Her event was cancelled.
Surveys
of the American Jewish community taken in recent years by the American Jewish
Committee demonstrate that the vast majority of American Jews are deeply
supportive of Israel, and their views tend towards the right side of the
political spectrum in issues related to Israel, the Palestinians, and the wider
Islamic conflict with the Jewish state. On the other hand, the AJC's surveys
show that for the vast majority of American Jews, Israel is not a voting issue.

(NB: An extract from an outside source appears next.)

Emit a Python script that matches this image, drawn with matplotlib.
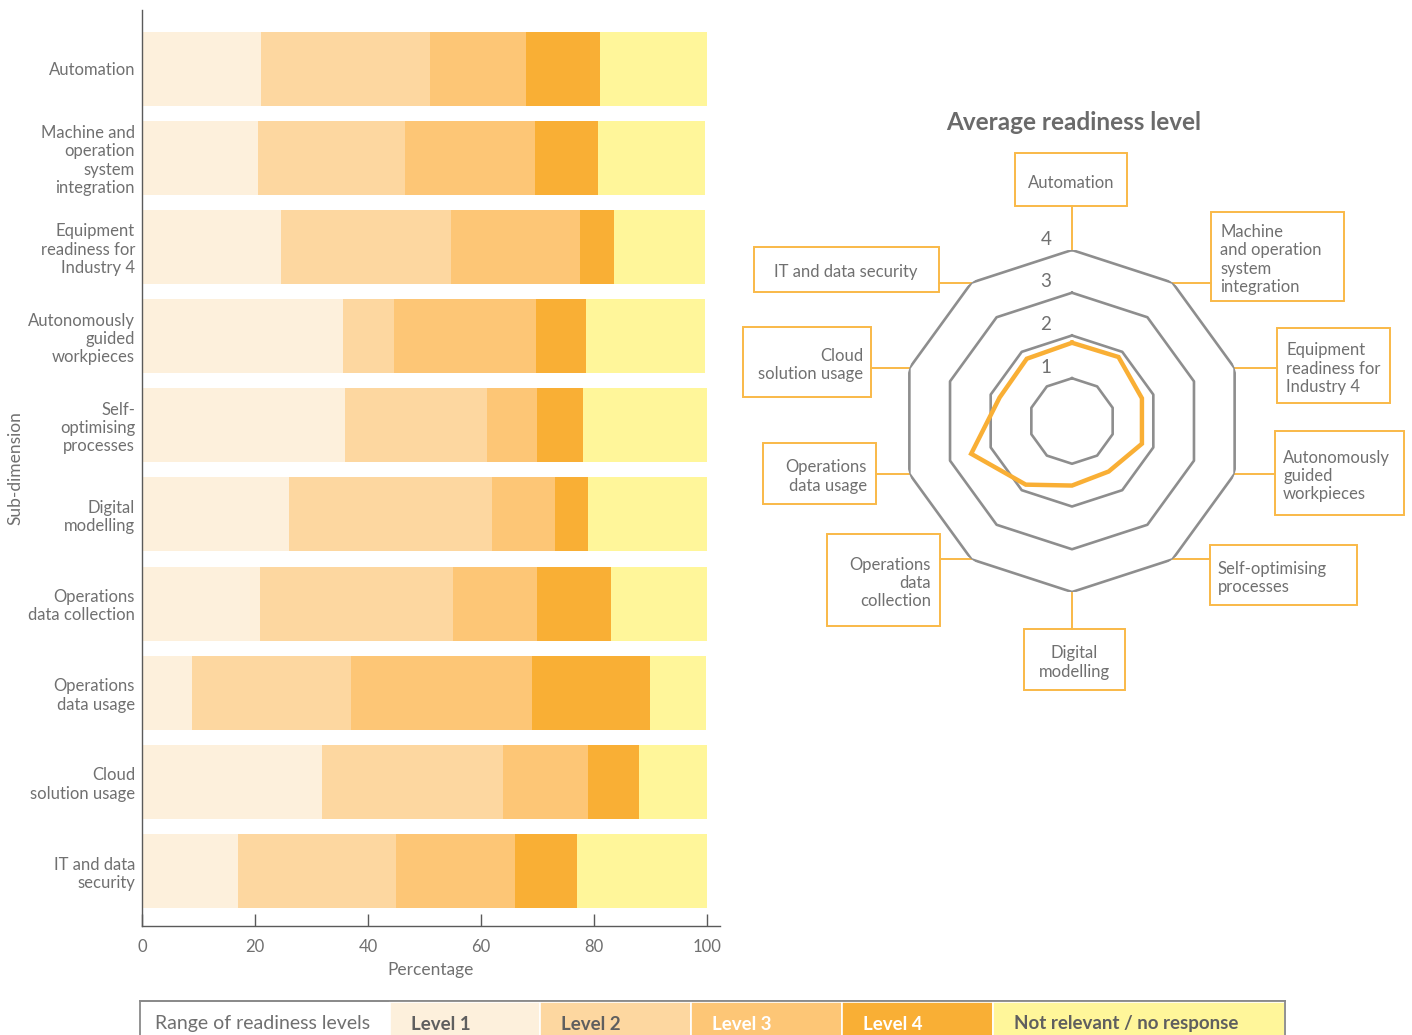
import numpy as np
import matplotlib
matplotlib.use("Agg")
import matplotlib.pyplot as plt
from matplotlib.patches import Rectangle

# ---------------- data ----------------
categories = ["Automation", "Machine and\noperation\nsystem\nintegration",
              "Equipment\nreadiness for\nIndustry 4", "Autonomously\nguided\nworkpieces",
              "Self-\noptimising\nprocesses", "Digital\nmodelling",
              "Operations\ndata collection", "Operations\ndata usage",
              "Cloud\nsolution usage", "IT and data\nsecurity"]
level1 = [21.0, 20.5, 24.6, 35.6, 35.9, 26.0, 20.9, 8.8, 31.9, 17.0]
level2 = [30.0, 26.0, 30.1, 9.0, 25.2, 35.9, 34.1, 28.2, 32.0, 28.0]
level3 = [17.0, 23.0, 22.8, 25.1, 8.8, 11.2, 14.9, 32.0, 15.0, 21.0]
level4 = [13.1, 11.2, 6.0, 8.9, 8.2, 5.8, 13.1, 20.9, 9.1, 11.0]
not_relevant = [18.9, 18.9, 16.1, 21.0, 21.9, 21.1, 17.0, 9.9, 12.0, 23.0]
series_names = ["Level 1", "Level 2", "Level 3", "Level 4", "Not relevant / no response"]
x_ticks = [0, 20, 40, 60, 80, 100]

radar_labels = ["Automation", "Machine\nand operation\nsystem\nintegration",
                "Equipment\nreadiness for\nIndustry 4", "Autonomously\nguided\nworkpieces",
                "Self-optimising\nprocesses", "Digital\nmodelling",
                "Operations\ndata\ncollection", "Operations\ndata usage",
                "Cloud\nsolution usage", "IT and data security"]
avg_level = [1.83, 1.85, 1.72, 1.72, 1.46, 1.51, 1.84, 2.48, 1.78, 1.80]
radar_ticks = [1, 2, 3, 4]

# ---------------- style ----------------
colors = ["#FDF0DC", "#FDD7A0", "#FDC676", "#F9AF35", "#FFF69A"]
grey_txt = "#707070"
axis_col = "#5a5a5a"
orange = "#F9AF35"
box_col = "#F9B948"
plt.rcParams["font.family"] = ["Lato", "DejaVu Sans"]

W, H = 1412, 1035
fig = plt.figure(figsize=(W / 100, H / 100), dpi=100)


def rect_px(x0, y0, x1, y1):
    return [x0 / W, 1 - y1 / H, (x1 - x0) / W, (y1 - y0) / H]


# ---------------- stacked bar chart ----------------
ax = fig.add_axes(rect_px(142, 10, 720, 926))
ypos = np.arange(len(categories))
left = np.zeros(len(categories))
for vals, c in zip([level1, level2, level3, level4, not_relevant], colors):
    ax.barh(ypos, vals, left=left, height=0.83, color=c, edgecolor="none")
    left += np.array(vals)
ax.set_xlim(0, 102.3)
ax.set_ylim(9.617, -0.66)
ax.set_yticks(ypos)
ax.set_yticklabels(categories, fontsize=12, color=grey_txt, linespacing=1.18)
ax.set_xticks(x_ticks)
ax.set_xticklabels([str(t) for t in x_ticks], fontsize=12, color=grey_txt)
ax.tick_params(axis="y", length=0, pad=5)
ax.tick_params(axis="x", direction="in", length=9, width=1, color=axis_col, pad=9.5)
for s in ["top", "right"]:
    ax.spines[s].set_visible(False)
for s in ["left", "bottom"]:
    ax.spines[s].set_color(axis_col)
    ax.spines[s].set_linewidth(1.0)
ax.set_xlabel("Percentage", fontsize=12.5, color=grey_txt)
ax.xaxis.set_label_coords(0.5, -0.039)
ax.set_ylabel("Sub-dimension", fontsize=12.5, color=grey_txt)
ax.yaxis.set_label_coords(-0.205, 0.5)

# ---------------- radar chart ----------------
cx, cy, R = 1072, 421, 171
axr = fig.add_axes(rect_px(cx - R, cy - R, cx + R, cy + R), projection="polar")
axr.set_theta_offset(np.pi / 2)
axr.set_theta_direction(-1)
axr.set_ylim(0, 4)
n = len(radar_labels)
theta = np.linspace(0, 2 * np.pi, n, endpoint=False)
theta_c = np.append(theta, theta[0])
for t in radar_ticks:
    axr.plot(theta_c, np.full(n + 1, t), color="#8e8e8e", lw=1.9, zorder=2)
axr.plot(theta_c, np.append(avg_level, avg_level[0]), color=orange, lw=3.2,
         zorder=3, solid_joinstyle="miter")
axr.grid(False)
axr.set_xticks([])
axr.set_yticks([])
axr.spines["polar"].set_visible(False)
axr.patch.set_alpha(0)
for t in radar_ticks:
    axr.annotate(str(t), xy=(0, t), xytext=(-26, 11), textcoords="offset pixels",
                 ha="center", va="center", fontsize=13.5, color=grey_txt)

fig.text(1074 / W, 1 - 122 / H, "Average readiness level", ha="center", va="center",
         fontsize=17.5, fontweight="bold", color="#6a6a6a")

# overlay axes in pixel coordinates for label boxes / legend
axo = fig.add_axes([0, 0, 1, 1], zorder=-1)
axo.set_xlim(0, W)
axo.set_ylim(H, 0)
axo.axis("off")
axo.patch.set_alpha(0)

# box layout: x0, y0, x1, y1, text alignment, text x, connector side
boxes = [
    (1015, 153, 1127, 206, "center", 1071, "bottom"),
    (1211, 212, 1344, 301, "left", 1220, "left"),
    (1277, 328, 1390, 403, "left", 1286, "left"),
    (1275, 431, 1404, 515, "left", 1283, "left"),
    (1210, 545, 1357, 605, "left", 1218, "left"),
    (1024, 629, 1125, 690, "center", 1074, "top"),
    (827, 534, 940, 626, "right", 931, "right"),
    (763, 443, 876, 504, "right", 867, "right"),
    (743, 327, 871, 397, "right", 863, "right"),
    (754, 247, 939, 292, "center", 846, "right"),
]
fig.canvas.draw()
for lab, th, (x0, y0, x1, y1, ha, tx, side) in zip(radar_labels, theta, boxes):
    vx, vy = axr.transData.transform((th, 4))
    vy = H - vy
    axo.add_patch(Rectangle((x0, y0), x1 - x0, y1 - y0, fill=False,
                            edgecolor=box_col, lw=1.4))
    axo.text(tx, (y0 + y1) / 2 + 3, lab, ha=ha, va="center", multialignment=ha,
             fontsize=12, color=grey_txt, linespacing=1.18)
    if side == "bottom":
        axo.plot([vx, vx], [vy, y1], color=box_col, lw=1.4)
    elif side == "top":
        axo.plot([vx, vx], [vy, y0], color=box_col, lw=1.4)
    elif side == "left":
        axo.plot([vx, x0], [vy, vy], color=box_col, lw=1.4)
    else:
        axo.plot([vx, x1], [vy, vy], color=box_col, lw=1.4)

# ---------------- legend strip ----------------
axl = fig.add_axes([0, 0, 1, 1], zorder=5)
axl.set_xlim(0, W)
axl.set_ylim(H, 0)
axl.axis("off")
axl.patch.set_alpha(0)
edges = [140, 390, 540, 691, 842, 993, 1285]
top = 1001
axl.add_patch(Rectangle((edges[0], top), edges[-1] - edges[0], 60, facecolor="white",
                        edgecolor="#8a8a8a", lw=1.3))
axl.text(edges[0] + 15, 1024, "Range of readiness levels", ha="left", va="center",
         fontsize=14, color=grey_txt)
txt_cols = ["#5f5f5f", "#5f5f5f", "white", "white", "#5f5f5f"]
for i, (name, c) in enumerate(zip(series_names, colors)):
    xa, xb = edges[i + 1], edges[i + 2]
    axl.add_patch(Rectangle((xa, top + 1), xb - xa, 60, facecolor=c,
                            edgecolor="white", lw=1.2))
    axl.text(xa + 21, 1024, name, ha="left", va="center", fontsize=13.5,
             fontweight="bold", color=txt_cols[i])
axl.plot([edges[0], edges[-1]], [top, top], color="#8a8a8a", lw=1.3)
axl.plot([edges[-1], edges[-1]], [top, H], color="#8a8a8a", lw=1.3)

fig.savefig("out.png", dpi=100)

This state of affairs was reflected by a comment that Yeshiva University
student Ben Winter made to the media regarding the absence of student protest
against Carter on Wednesday. In Winter's words, "While many students at YU
feel strongly about their Zionism, few have the courage to publicly express
their opinions."
The
danger exposed by the cancellation of Geller's speech and the conferral of
honors on the likes of Carter and Waters by mainstream Jewish institutions is
daunting. If moral relativism remains the dominant dogma of the American Jewish
establishment, the already weakly defended, but still strongly rooted, support
for Israel among the rank and file of the American Jewish community will
dissipate.
Guest Comment:
The
Islamic sources of Muslim Brotherhood [and most of Moslems] Jew hatred,
and indeed, hatred of Jews by Islamic leaders from both the Sunni and
Shiite Muslim worlds is largely overlooked by the liberal ideological
camp...and the overwhelming majority of the American Jewish leadership is associated with the liberal ideological camp....Since
pointing out the reality of the danger the jihadist doctrines,
propagated by the likes of the Muslim Brotherhood, involves the implicit
demand that people make distinctions between good and
evil, and side with good against evil, moral relativists - that is most
liberals -- cannot contend with jihad....The day that Carter was embraced by the Orthodox Jewish establishment, Jewish author and activist Pamela Geller was silenced. Geller is the nightmare of the liberal Jewish establishment. She
is a beautiful and articulate speaker and writer who has risen to
prominence in the US for her steadfast commitment to exposing the deadly
pathologies of Jew hatred, misogyny and other prejudices inherent to
jihadist ideology. Geller's website Atlas Shrugs is a clearinghouse of
information on Islamic persecution of women, Christians, and apostates
and hatred of Jews. She also showcases the documented ties between
mainstream American Islamic groups and the Muslim Brotherhood.